Economy
Recent Economic Developments
Although the economic impact from the COVID-19 outbreak appears to be less severe than initially anticipated—GDP declined by an estimated 4.5 percent in 2020 compared to a 6.5 percent decline in the first half of the year—the pandemic has exacted a heavy toll in terms of health and mortality and has undermined the government’s commitment to undertake critical reforms. Recent anti-corruption reforms have also suffered setbacks due to adverse court rulings in late 2020.
Economic activity recovered in the first half of 2020, supported by a number of measures to mitigate the impact of COVID-19. The full-scale lockdown was replaced by an adaptive quarantine in June 2020 that enabled many services to return to normal functioning. Domestic demand was boosted by over 10 percent (year-on-year [y-o-y]) real wage growth due to an increase in the minimum wage and a gradual recovery in economic activity. On the supply side, retail and wholesale trade grew 7.9 percent y-o-y in 2020 and made a significant positive contribution to GDP growth. The financial sector has weathered the downturn with its capital adequacy still strong. At the same time, agriculture output fell almost 12 percent due to drought and a poor harvest.
On the external side, lower energy and higher iron and grain commodity prices resulted in the most favorable terms of trade for Ukraine in the past decade. Combined with import compression, this resulted in a current account surplus of 4.4 percent in 2020. Remittances were relatively resilient, down only 5.3 percent y-o-y in 2020, while private capital inflows also recovered in the second half of the year. International reserves reached US$29.1 billion at end-December, equal to 4.7 months of next year’s imports.
Following the smaller-than-expected economic decline, fiscal revenue also performed better than anticipated. On the expenditure side, COVID-19-related outlays were less than budgeted, and a portion of the pandemic special fund was redirected to capital expenditures and to a public sector wage and pension increase. The fiscal deficit amounted to 6.2 percent of GDP compared to the initial plan of 7.6 percent.
After two years of tight monetary policy, the National Bank of Ukraine (NBU) gradually cut its key policy rate to 6 percent in June 2020, a level it has since maintained However, a more accommodative fiscal policy stance resulted in an increase in inflation expectations from 6.7 percent in August to 8 percent at year-end. The inflation rate grew from 2.5 percent on average in the first three quarters of 2020 to 6.1 percent in January 2021, which is slightly above the NBU’s target of 5+/-1 percent. This triggered a key rate increase to 6.5 percent in March 2021.
Although the COVID-19 relief measures were welcome, attention once again needs to turn to structural reforms that are required to raise medium-term growth prospects.

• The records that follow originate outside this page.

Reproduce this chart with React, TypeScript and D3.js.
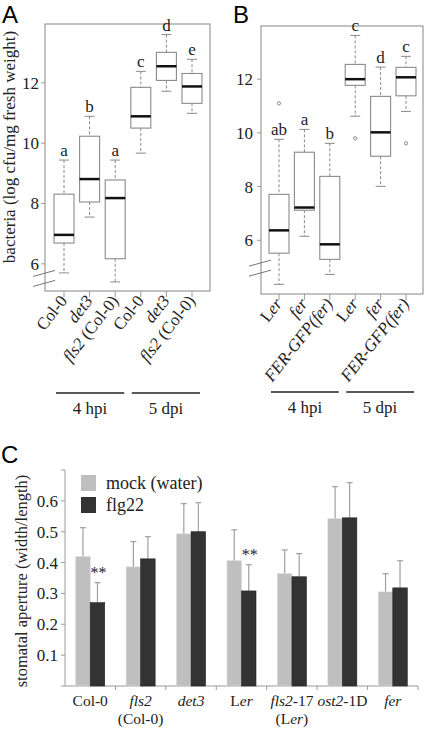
import React from "react";
import * as d3 from "d3";

// Panel A data
const aLabels = ["Col-0", "det3", "fls2 (Col-0)", "Col-0", "det3", "fls2 (Col-0)"];
const aLow = [5.7, 7.55, 5.4, 9.67, 11.72, 10.99];
const aQ1 = [6.69, 8.05, 6.17, 10.5, 12.08, 11.32];
const aMed = [6.96, 8.81, 8.18, 10.89, 12.55, 11.88];
const aQ3 = [8.31, 10.23, 8.78, 11.85, 13.01, 12.31];
const aHigh = [9.44, 10.89, 9.44, 12.38, 13.6, 12.78];
const aOut: number[][] = [[], [], [], [], [], []];
const aLetters = ["a", "b", "a", "c", "d", "e"];
const aTicks = [6, 8, 10, 12];

// Panel B data
const bLabels = ["Ler", "fer", "FER-GFP(fer)", "Ler", "fer", "FER-GFP(fer)"];
const bLow = [4.36, 6.15, 4.73, 10.62, 8.01, 10.8];
const bQ1 = [5.52, 7.12, 5.29, 11.77, 9.13, 11.38];
const bMed = [6.37, 7.22, 5.85, 12.0, 10.02, 12.07];
const bQ3 = [7.71, 9.28, 8.38, 12.55, 11.36, 12.44];
const bHigh = [9.76, 10.13, 9.61, 13.63, 12.45, 12.85];
const bOut: number[][] = [[11.1], [], [], [9.8], [], [9.61]];
const bLetters = ["ab", "a", "b", "c", "d", "c"];
const bTicks = [6, 8, 10, 12];

const groups = ["4 hpi", "5 dpi"];

// Panel C data
const cCats = ["Col-0", "fls2", "det3", "Ler", "fls2-17", "ost2-1D", "fer"];
const cSeries = ["mock (water)", "flg22"];
const cMock = [0.419, 0.386, 0.493, 0.406, 0.364, 0.542, 0.305];
const cMockErr = [0.094, 0.082, 0.098, 0.1, 0.077, 0.104, 0.059];
const cFlg = [0.27, 0.412, 0.5, 0.308, 0.354, 0.545, 0.318];
const cFlgErr = [0.065, 0.072, 0.094, 0.085, 0.075, 0.114, 0.088];
const cSig = [true, false, false, true, false, false, false];
const cTicks = [0.1, 0.2, 0.3, 0.4, 0.5, 0.6];
const cMinor = [0, 0.7];

const serif = "Liberation Serif";
const sans = "Liberation Sans";
const frameCol = "#9a9a9a";
const boxCol = "#8a8a8a";

function labelNode(s: string) {
  if (s === "Ler") return [{ t: "L", i: false }, { t: "er", i: true }];
  if (s === "fls2 (Col-0)") return [{ t: "fls2", i: true }, { t: " (Col-0)", i: false }];
  if (s === "det3" || s === "fer" || s === "fls2") return [{ t: s, i: true }];
  if (s === "FER-GFP(fer)") return [{ t: "FER-GFP(fer)", i: true }];
  if (s === "fls2-17") return [{ t: "fls2", i: true }, { t: "-17", i: false }];
  if (s === "ost2-1D") return [{ t: "ost2", i: true }, { t: "-1D", i: false }];
  return [{ t: s, i: false }];
}

function Spans({ s }: { s: string }) {
  return (
    <>
      {labelNode(s).map((p, i) => (
        <tspan key={i} fontStyle={p.i ? "italic" : "normal"}>
          {p.t}
        </tspan>
      ))}
    </>
  );
}

function BoxPanel(props: {
  letter: string;
  letterX: number;
  left: number;
  right: number;
  top: number;
  bottom: number;
  domain: [number, number];
  firstX: number;
  lastX: number;
  labels: string[];
  low: number[];
  q1: number[];
  med: number[];
  q3: number[];
  high: number[];
  out: number[][];
  letters: string[];
  ticks: number[];
  tickLabelX: number;
  groupY: number;
}) {
  const p = props;
  const y = d3.scaleLinear().domain(p.domain).range([p.bottom, p.top]);
  const x = d3
    .scalePoint<number>()
    .domain(d3.range(p.labels.length))
    .range([p.firstX, p.lastX]);
  const bw = 20;
  const cap = 10;
  const breakY = y(p.ticks[0]) + (p.bottom - y(p.ticks[0])) * 0.5;
  const g1 = [x(0)! - 8, x(2)! + 9];
  const g2 = [x(3)! - 9, x(5)! + 8];
  return (
    <g>
      <text x={p.letterX} y={23} fontFamily={sans} fontSize={24}>
        {p.letter}
      </text>
      <rect
        x={p.left}
        y={p.top}
        width={p.right - p.left}
        height={p.bottom - p.top}
        fill="none"
        stroke={frameCol}
        strokeWidth={1.2}
      />
      {p.ticks.map((t) => (
        <g key={t}>
          <line x1={p.left - 4} x2={p.left} y1={y(t)} y2={y(t)} stroke={frameCol} />
          <text
            x={p.tickLabelX}
            y={y(t)}
            dy="0.35em"
            textAnchor="end"
            fontFamily={serif}
            fontSize={17}
            fill="#222"
          >
            {t}
          </text>
        </g>
      ))}
      {[-4, 6].map((o) => (
        <line
          key={o}
          x1={p.left - 12}
          x2={p.left + 10}
          y1={breakY + o + 3}
          y2={breakY + o - 3}
          stroke="#777"
          strokeWidth={1}
        />
      ))}
      {p.labels.map((lab, i) => {
        const cx = x(i)!;
        return (
          <g key={i}>
            <line
              x1={cx}
              x2={cx}
              y1={y(p.high[i])}
              y2={y(p.q3[i])}
              stroke={boxCol}
              strokeDasharray="3,2"
            />
            <line
              x1={cx}
              x2={cx}
              y1={y(p.q1[i])}
              y2={y(p.low[i])}
              stroke={boxCol}
              strokeDasharray="3,2"
            />
            <line
              x1={cx - cap / 2}
              x2={cx + cap / 2}
              y1={y(p.high[i])}
              y2={y(p.high[i])}
              stroke={boxCol}
            />
            <line
              x1={cx - cap / 2}
              x2={cx + cap / 2}
              y1={y(p.low[i])}
              y2={y(p.low[i])}
              stroke={boxCol}
            />
            <rect
              x={cx - bw / 2}
              y={y(p.q3[i])}
              width={bw}
              height={y(p.q1[i]) - y(p.q3[i])}
              fill="white"
              stroke={boxCol}
              strokeWidth={1.1}
            />
            <line
              x1={cx - bw / 2}
              x2={cx + bw / 2}
              y1={y(p.med[i])}
              y2={y(p.med[i])}
              stroke="#111"
              strokeWidth={2.5}
            />
            {p.out[i].map((o, j) => (
              <circle key={j} cx={cx} cy={y(o)} r={1.6} fill="none" stroke={boxCol} />
            ))}
            <text
              x={cx}
              y={y(p.high[i]) - 4}
              textAnchor="middle"
              fontFamily={serif}
              fontSize={17}
              fill="#222"
            >
              {p.letters[i]}
            </text>
            <line x1={cx} x2={cx} y1={p.bottom} y2={p.bottom + 6} stroke={frameCol} />
            <text
              transform={`translate(${cx + 4},${p.bottom + 10}) rotate(-52)`}
              textAnchor="end"
              fontFamily={serif}
              fontSize={17}
              fill="#222"
            >
              <Spans s={lab} />
            </text>
          </g>
        );
      })}
      {[g1, g2].map((g, i) => (
        <g key={i}>
          <line x1={g[0]} x2={g[1]} y1={p.groupY} y2={p.groupY} stroke="#222" strokeWidth={1.5} />
          <text
            x={(g[0] + g[1]) / 2}
            y={p.groupY + 21}
            textAnchor="middle"
            fontFamily={serif}
            fontSize={17}
            fill="#222"
          >
            {groups[i]}
          </text>
        </g>
      ))}
    </g>
  );
}

function BarPanel() {
  const left = 65;
  const right = 418;
  const top = 470;
  const bottom = 686;
  const y = d3.scaleLinear().domain([0, 0.7]).range([bottom, top]);
  const x = d3.scaleBand<string>().domain(cCats).range([left, right]).padding(0);
  const xi = d3
    .scaleBand<string>()
    .domain(cSeries)
    .range([0, x.bandwidth()])
    .paddingInner(0)
    .paddingOuter(0.74);
  const vals = [cMock, cFlg];
  const errs = [cMockErr, cFlgErr];
  const cols = ["#bfbfbf", "#333333"];
  const sub: Record<string, string> = { fls2: "(Col-0)", "fls2-17": "(Ler)" };
  return (
    <g>
      <text x={1} y={463} fontFamily={sans} fontSize={24}>
        C
      </text>
      <line x1={left} x2={left} y1={top} y2={bottom} stroke={frameCol} />
      <line x1={left} x2={right} y1={bottom} y2={bottom} stroke={frameCol} />
      {[...cMinor, ...cTicks].map((t) => (
        <line key={t} x1={left - 4} x2={left} y1={y(t)} y2={y(t)} stroke={frameCol} />
      ))}
      {cTicks.map((t) => (
        <text
          key={t}
          x={left - 7}
          y={y(t)}
          dy="0.35em"
          textAnchor="end"
          fontFamily={serif}
          fontSize={17}
          fill="#222"
        >
          {t.toFixed(1)}
        </text>
      ))}
      <text
        transform={`translate(27,${(top + bottom) / 2 + 3}) rotate(-90)`}
        textAnchor="middle"
        fontFamily={serif}
        fontSize={16.5}
        fill="#222"
      >
        stomatal aperture (width/length)
      </text>
      {cCats.map((c, i) => (
        <g key={c}>
          <line
            x1={x(c)! + x.bandwidth()}
            x2={x(c)! + x.bandwidth()}
            y1={bottom}
            y2={bottom + 4}
            stroke={frameCol}
          />
          {cSeries.map((s, k) => {
            const bx = x(c)! + xi(s)!;
            const v = vals[k][i];
            const e = errs[k][i];
            return (
              <g key={s}>
                <line
                  x1={bx + xi.bandwidth() / 2}
                  x2={bx + xi.bandwidth() / 2}
                  y1={y(v)}
                  y2={y(v + e)}
                  stroke="#a0a0a0"
                  strokeWidth={1.2}
                />
                <line
                  x1={bx + xi.bandwidth() / 2 - 3}
                  x2={bx + xi.bandwidth() / 2 + 3}
                  y1={y(v + e)}
                  y2={y(v + e)}
                  stroke="#a0a0a0"
                  strokeWidth={1.2}
                />
                <rect
                  x={bx}
                  y={y(v)}
                  width={xi.bandwidth()}
                  height={bottom - y(v)}
                  fill={cols[k]}
                  stroke={k === 0 ? "#d8d8d8" : "#222"}
                  strokeWidth={0.6}
                />
              </g>
            );
          })}
          {cSig[i] && (
            <text
              x={x(c)! + xi("flg22")! + xi.bandwidth() / 2 + 1}
              y={y(cFlg[i] + cFlgErr[i]) - 5}
              textAnchor="middle"
              fontFamily={serif}
              fontSize={16}
              fill="#222"
            >
              **
            </text>
          )}
          <text
            x={x(c)! + x.bandwidth() / 2}
            y={706}
            textAnchor="middle"
            fontFamily={serif}
            fontSize={15.5}
            fill="#222"
          >
            <Spans s={c} />
          </text>
          {sub[c] && (
            <text
              x={x(c)! + x.bandwidth() / 2}
              y={724}
              textAnchor="middle"
              fontFamily={serif}
              fontSize={15.5}
              fill="#222"
            >
              {sub[c] === "(Ler)" ? (
                <>
                  <tspan>(L</tspan>
                  <tspan fontStyle="italic">er</tspan>
                  <tspan>)</tspan>
                </>
              ) : (
                sub[c]
              )}
            </text>
          )}
        </g>
      ))}
      {cSeries.map((s, k) => (
        <g key={s}>
          <rect x={81} y={475 + k * 22} width={15} height={16} fill={cols[k]} />
          <text x={106} y={483 + k * 22} dy="0.35em" fontFamily={serif} fontSize={18} fill="#222">
            {s}
          </text>
        </g>
      ))}
    </g>
  );
}

export default function App() {
  return (
    <svg
      width={425}
      height={729}
      style={{ position: "absolute", left: 0, top: 0, background: "white" }}
    >
      <rect width={425} height={729} fill="white" />
      <text
        transform={`translate(15,147) rotate(-90)`}
        textAnchor="middle"
        fontFamily={serif}
        fontSize={17}
        fill="#222"
      >
        bacteria (log cfu/mg fresh weight)
      </text>
      <BoxPanel
        letter="A"
        letterX={2}
        left={45}
        right={210}
        top={24}
        bottom={291}
        domain={[5.1, 13.95]}
        firstX={64}
        lastX={192}
        labels={aLabels}
        low={aLow}
        q1={aQ1}
        med={aMed}
        q3={aQ3}
        high={aHigh}
        out={aOut}
        letters={aLetters}
        ticks={aTicks}
        tickLabelX={39}
        groupY={393}
      />
      <BoxPanel
        letter="B"
        letterX={233}
        left={261}
        right={423}
        top={26}
        bottom={294}
        domain={[4.0, 13.98]}
        firstX={279}
        lastX={406}
        labels={bLabels}
        low={bLow}
        q1={bQ1}
        med={bMed}
        q3={bQ3}
        high={bHigh}
        out={bOut}
        letters={bLetters}
        ticks={bTicks}
        tickLabelX={253}
        groupY={392}
      />
      <BarPanel />
    </svg>
  );
}
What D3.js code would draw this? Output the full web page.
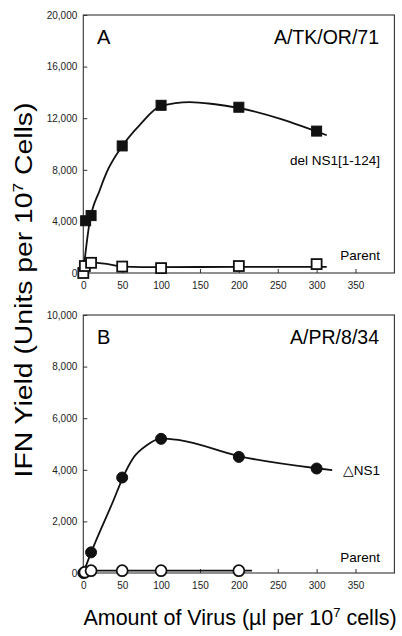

Slower reform momentum has undermined investor confidence and delayed financing from international financial institutions; as a result, significant public financing needs in 2020 have been met mostly by domestic borrowing that amounted to 10.5 percent of GDP (gross). The composition of external financing has shifted toward more expensive commercial borrowings and Eurobonds comprising 4.3 percent of GDP in total.
The poverty effects of COVID-19 are expected to be relatively muted, with the poverty rate, based on US$5.5 a day, projected to have increased by only 0.5 percentage points to 3 percent in 2020, as increases in pensions and wages helped to partially offset the decline in employment.
Economic Outlook
Ukraine’s economic recovery in 2021 is expected to be mild, given the high uncertainty associated with the vaccine rollout and the direction of economic policies to address investment bottlenecks and to safeguard macroeconomic sustainability. The GDP growth projection of 3.8 percent is underpinned by positive base effects in agriculture and the processing industry and assumes that further temporary lockdowns are possible in the first half of 2021 due to delays in vaccinations.
The 2021 budget targets a 5.4 percent deficit. Together with 10.5 percent of GDP debt amortization and 1.3 percent of GDP in arrears to the private sector, this will increase total fiscal financing needs to 17.2 percent of GDP (compared 15 percent of GDP in 2020). The increase in minimum wages will push the public wage bill to over 11 percent of GDP and create additional pressures on current account imbalances and inflation. Prudent fiscal policy is needed to address inflationary pressures in the medium term.
The poverty rate, based on the US$5.5 a day threshold, is expected to decrease to 2.5 percent in 2021, similar to the level in 2019. Accelerating the reform momentum is key to achieving faster economic growth and poverty reduction in 2022 and 2023.